Start of DATASET SECTION

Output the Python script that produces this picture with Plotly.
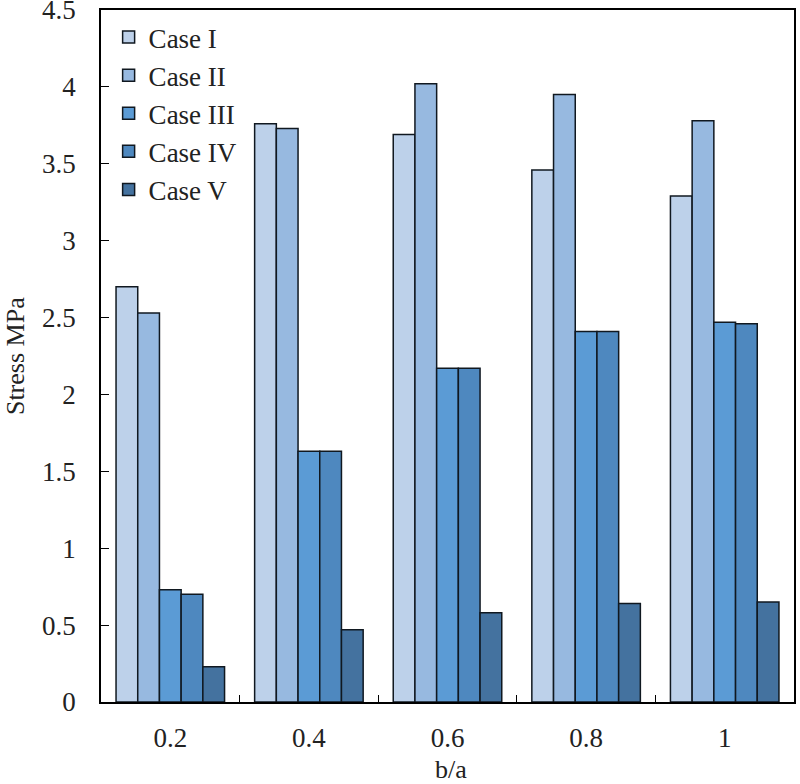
import plotly.graph_objects as go

categories = ["0.2", "0.4", "0.6", "0.8", "1"]
case_names = ["Case I", "Case II", "Case III", "Case IV", "Case V"]
case_1 = [2.70, 3.76, 3.69, 3.46, 3.29]
case_2 = [2.53, 3.73, 4.02, 3.95, 3.78]
case_3 = [0.73, 1.63, 2.17, 2.41, 2.47]
case_4 = [0.70, 1.63, 2.17, 2.41, 2.46]
case_5 = [0.23, 0.47, 0.58, 0.64, 0.65]
colors = ["#BDD1EA", "#97B9E0", "#5B9BD5", "#4E88BF", "#44729F"]
y_ticks = [0, 0.5, 1, 1.5, 2, 2.5, 3, 3.5, 4, 4.5]
y_tick_labels = ["0", "0.5", "1", "1.5", "2", "2.5", "3", "3.5", "4", "4.5"]
x_title = "b/a"
y_title = "Stress MPa"

series = [case_1, case_2, case_3, case_4, case_5]

fig = go.Figure()
for name, vals, col in zip(case_names, series, colors):
    fig.add_trace(go.Bar(
        x=categories, y=vals, name=name,
        marker=dict(color=col, line=dict(color="#101820", width=1.5)),
        legendgroup=name,
    ))

font_family = "Liberation Serif"
fig.update_layout(
    width=800, height=784,
    paper_bgcolor="white", plot_bgcolor="white",
    margin=dict(l=101, r=6, t=10, b=82),
    barmode="group", bargap=0.217, bargroupgap=0,
    font=dict(family=font_family, size=27, color="#222"),
    showlegend=True,
    legend=dict(
        x=0.011, y=0.9957, xanchor="left", yanchor="top",
        bgcolor="rgba(0,0,0,0)", font=dict(size=27, family=font_family),
        traceorder="grouped", tracegroupgap=0,
    ),
    xaxis=dict(
        type="category", automargin=False,
        showline=True, linecolor="black", linewidth=1.5, mirror=True,
        ticks="inside", tickson="boundaries", ticklen=7, tickcolor="black",
        ticklabelstandoff=11,
        showgrid=False, tickfont=dict(size=27),
    ),
    yaxis=dict(
        range=[0, 4.5], tickvals=y_ticks, ticktext=y_tick_labels,
        automargin=False, ticklabeloverflow="allow",
        showline=True, linecolor="black", linewidth=1.5, mirror=True,
        ticks="inside", ticklen=8, tickcolor="black", ticklabelstandoff=18,
        showgrid=False, zeroline=False, tickfont=dict(size=27),
    ),
    annotations=[
        dict(text=x_title, xref="paper", yref="paper", x=0.505, y=-0.098,
             xanchor="center", yanchor="middle", showarrow=False,
             font=dict(size=26, family=font_family, color="#222")),
        dict(text=y_title, xref="paper", yref="paper", x=-0.124, y=0.5,
             xanchor="center", yanchor="middle", textangle=-90, showarrow=False,
             font=dict(size=26, family=font_family, color="#222")),
    ],
)

fig.write_html("out.html", config={"displayModeBar": False},
               post_script="document.body.style.margin='0';")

End of DATASET SECTION

* [TASK DETAILS]: Repeat the listing above exactly from its first line to the line containing "import plotly.graph_objects as go", both included, and omit the pictures.

* [THE RESPONSE]:
Output the Python script that produces this picture with Plotly.
import plotly.graph_objects as go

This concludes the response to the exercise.